A Sunderland, dans le nord-est de l’Angleterre, un nouveau campus a récemment ouvert ses portes pour doper l’écosystème de l’«esport», les compétitions de jeux vidéo, où le Royaume-Uni s’estime à la traîne. Dans les salles de classe ronronnent, en enfilade, des ordinateurs surpuissants diffusant un halo bleuté futuriste, devant lesquels des étudiants concentrés pianotent et font glisser leur souris frénétiquement, sur des jeux tels que Valorant, Overwatch 2 ou Rocket League.
Il y a au Royaume-Uni «des talents incroyables, mais nous pourrions faire plus et nous sommes en retard» par rapport à ce qui se fait ailleurs dans le monde, affirme Dave Martin, directeur des opérations de la fédération sectorielle British Esports. Le marché mondial de l’esport totalisait en 2022 1,8 milliard de dollars, une goutte d’eau dans un marché du jeu vidéo pesant plus de 237 milliards, mais il est en forte progression: il a triplé en cinq ans et devrait encore grossir de 50% d’ici 2026, selon un rapport publié en août dernier par le cabinet Nielsen et la société spécialisée Ex corp.
Au Royaume-Uni, le marché de l’esport totalisait en 2022 69 millions de dollars, loin derrière les géants du secteur que sont la Chine (594 millions de dollars) et les Etats-Unis (440 millions), selon la même source. Pour rattraper son retard, la fédération britannique investit environ 7 millions de livres (plus de 8 millions d’euros) dans le National Esports Performance Campus (NEPC), dont le but est d’«améliorer l’écosystème britannique des sports électroniques en partant de la base», poursuit M. Martin.
Plein essor
British Esports dispense déjà, dans des établissements d’enseignement du pays, une formation pour une gamme de métiers du secteur, notamment le marketing, la diffusion de compétitions, la gestion d’équipe, ainsi que le jeu professionnel proprement dit.

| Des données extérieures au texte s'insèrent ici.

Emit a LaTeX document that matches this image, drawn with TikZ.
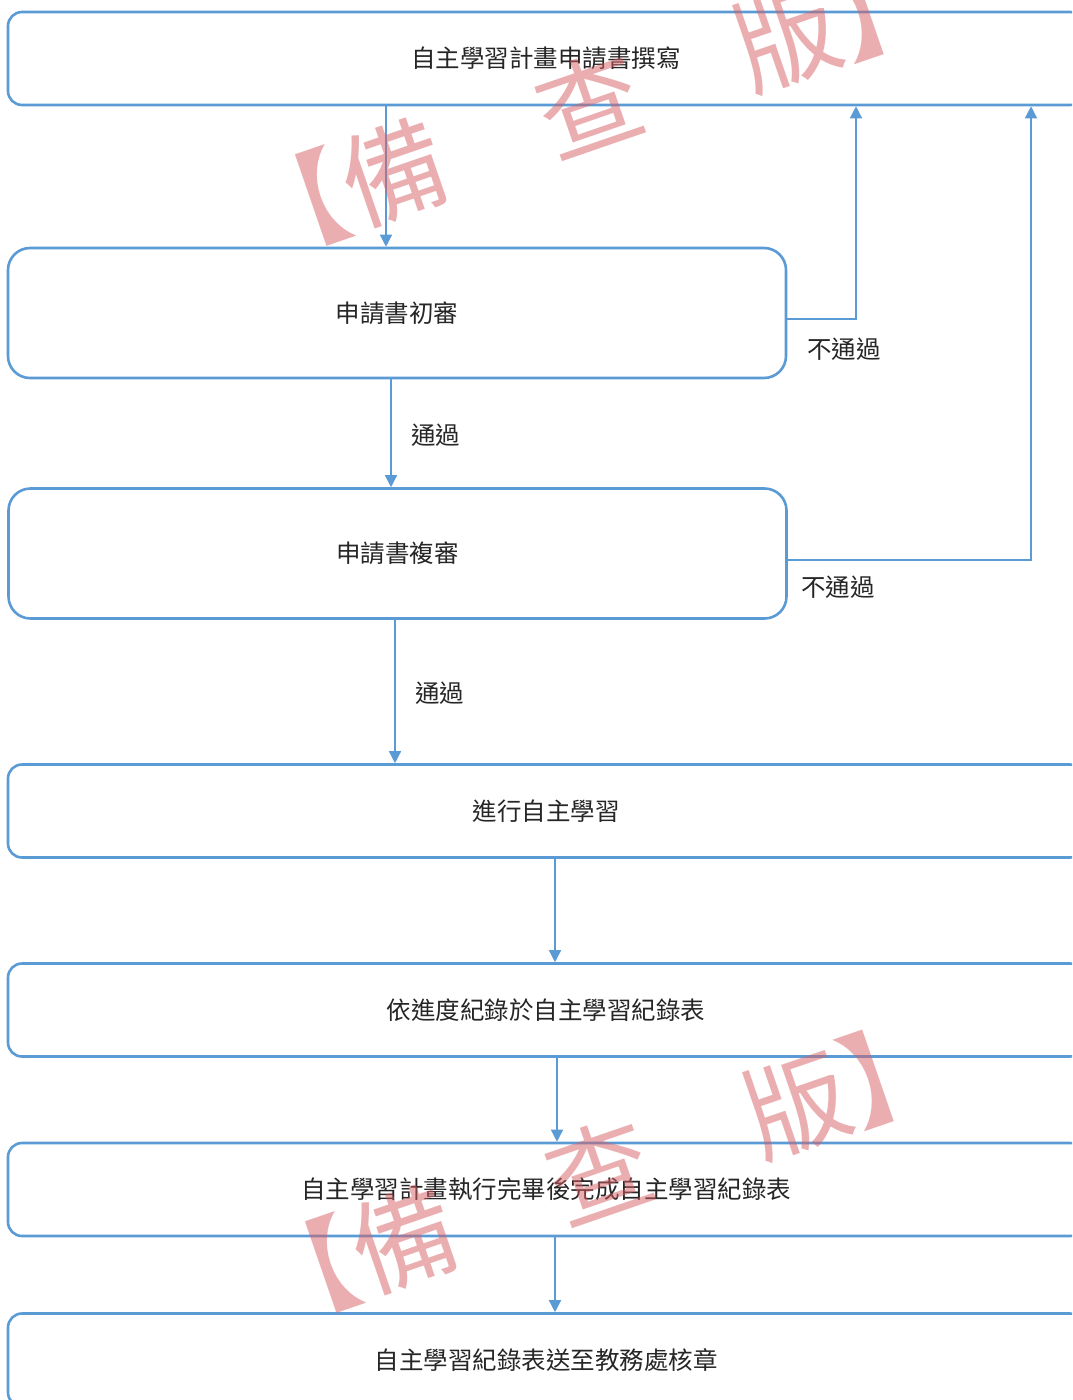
\documentclass[tikz,border=0pt]{standalone}
\usepackage{fontspec}
\newfontfamily\cjk{Noto Sans CJK TC}
\usetikzlibrary{arrows.meta}
\definecolor{lineblue}{RGB}{91,155,213}
\definecolor{wmred}{RGB}{215,95,100}
\tikzset{
  box/.style={draw=lineblue, line width=2.6pt, rounded corners=14pt, inner sep=0pt,
    font=\cjk\fontsize{24.5}{28}\selectfont, text=black!85},
  widebox/.style={box, minimum width=1076pt, minimum height=93pt},
  midbox/.style={box, minimum width=778pt, minimum height=130pt, rounded corners=22pt},
  arr/.style={draw=lineblue, line width=1.4pt, -{Triangle[width=12pt,length=12pt]}},
  lbl/.style={font=\cjk\fontsize{24.5}{28}\selectfont, text=black!85, anchor=west, inner sep=0pt},
  wm/.style={font=\cjk\fontsize{104}{104}\selectfont, text=wmred, opacity=0.5, rotate=19, inner sep=0pt}
}
\begin{document}
\begin{tikzpicture}[x=1pt,y=-1pt]
\useasboundingbox (0,0) rectangle (1072,1400);
\clip (0,0) rectangle (1072,1400);
\fill[white] (0,0) rectangle (1072,1400);
% boxes
\node[widebox] (b1) at (546,58.5) {自主學習計畫申請書撰寫};
\node[midbox] (b2) at (397,313) {申請書初審};
\node[midbox] (b3) at (397.5,553.5) {申請書複審};
\node[widebox] (b4) at (546,811) {進行自主學習};
\node[widebox] (b5) at (546,1010) {依進度紀錄於自主學習紀錄表};
\node[widebox] (b6) at (546,1189.5) {自主學習計畫執行完畢後完成自主學習紀錄表};
\node[widebox] (b7) at (546,1360) {自主學習紀錄表送至教務處核章};
% helper coordinates
\coordinate (x1) at (386,0);
\coordinate (x2) at (391,0);
\coordinate (x3) at (395,0);
\coordinate (x4) at (555,0);
\coordinate (x5) at (557,0);
\coordinate (r1) at (856,319);
\coordinate (r2) at (1031,560);
% connectors
\draw[arr] (b1.south -| x1) -- (b2.north -| x1);
\draw[arr] (b2.south -| x2) -- (b3.north -| x2);
\draw[arr] (b3.south -| x3) -- (b4.north -| x3);
\draw[arr] (b4.south -| x4) -- (b5.north -| x4);
\draw[arr] (b5.south -| x5) -- (b6.north -| x5);
\draw[arr] (b6.south -| x4) -- (b7.north -| x4);
\draw[arr] (b2.east |- r1) -- (r1) -- (b1.south -| r1);
\draw[arr] (b3.east |- r2) -- (r2) -- (b1.south -| r2);
% labels
\node[lbl] (l1) at (411,435) {通過};
\node[lbl] (l2) at (415,693) {通過};
\node[lbl] (l3) at (807,349) {不通過};
\node[lbl] (l4) at (801,587) {不通過};
% watermarks
\node[wm] (w1) at (590,105) {【備　查　版】};
\node[wm] (w2) at (600,1172) {【備　查　版】};
\end{tikzpicture}
\end{document}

Il y a aussi «le côté sport», avec des psychologues et nutritionnistes, pour les joueurs qui doivent pouvoir tenir physiquement et mentalement pendant ces compétitions virtuelles, complète Tobias Bowery, responsable du programme Esports du Sunderland College.Au-delà des équipements de pointe «nous sommes dans un véritable environnement de travail» et l’espace est en outre partagé avec la fédération, ce qui donne l’occasion pour les élèves de croiser des joueurs professionnels, relève Tobias Bowery. L’esport est en plein essor au niveau mondial et il a été reconnu officiellement comme sport en 2017 par le Comité international olympique (CIO).
En septembre, le CIO avait annoncé la création d’une commission dédiée à ce secteur, afin de développer davantage les sports virtuels au sein du mouvement olympique.Si cela reste exceptionnel, les récompenses dépassent parfois celles de certains sports traditionnels: chacun des cinq membres de l’équipe qui a remporté «The International» en 2021, un tournoi phare organisé chaque année sur le jeu Dota 2, a ainsi empoché plus de 3,6 millions de dollars (3,3 millions d’euros).
Assez surréaliste
En comparaison, le champion de tennis masculin de Wimbledon cette année-là, Novak Djokovic, avait gagné 2,2 millions de dollars (2 millions d’euros). A Sunderland, le campus sera bientôt complété par «l’Arène», un complexe qui pourra accueillir des tournois d’esport. «C’est assez surréaliste» de voir ce campus s’installer ici, dans le nord de l’Angleterre, se réjouit Nicolas Wilkinson, un étudiant dans le cursus «esports» du Sunderland College, et qui se destine à la carrière de commentateur pour les compétitions du genre. Auparavant, «chaque fois que vous vouliez assister à un événement d’e-sport ou à quoi que ce soit d’autre dans ce domaine, vous deviez voyager dans le sud jusqu’à Londres, à Nottingham», raconte-t-il.
Les étudiants «ont tous des centres d’intérêt différents» et se destinent à différentes carrières, ajoute Evan Howey, qui espère quant à lui devenir joueur professionnel, et estime que si tous ces gens se côtoient et se connaissent, cela aidera le secteur à se développer. Le nouveau campus est aussi une porte d’accès «en particulier pour des étudiants issus de milieux défavorisés qui ne peuvent peut-être pas avoir accès à cet équipement à la maison», complète Chris Jeffrey, développeur de jeux indépendants et coach d’esports.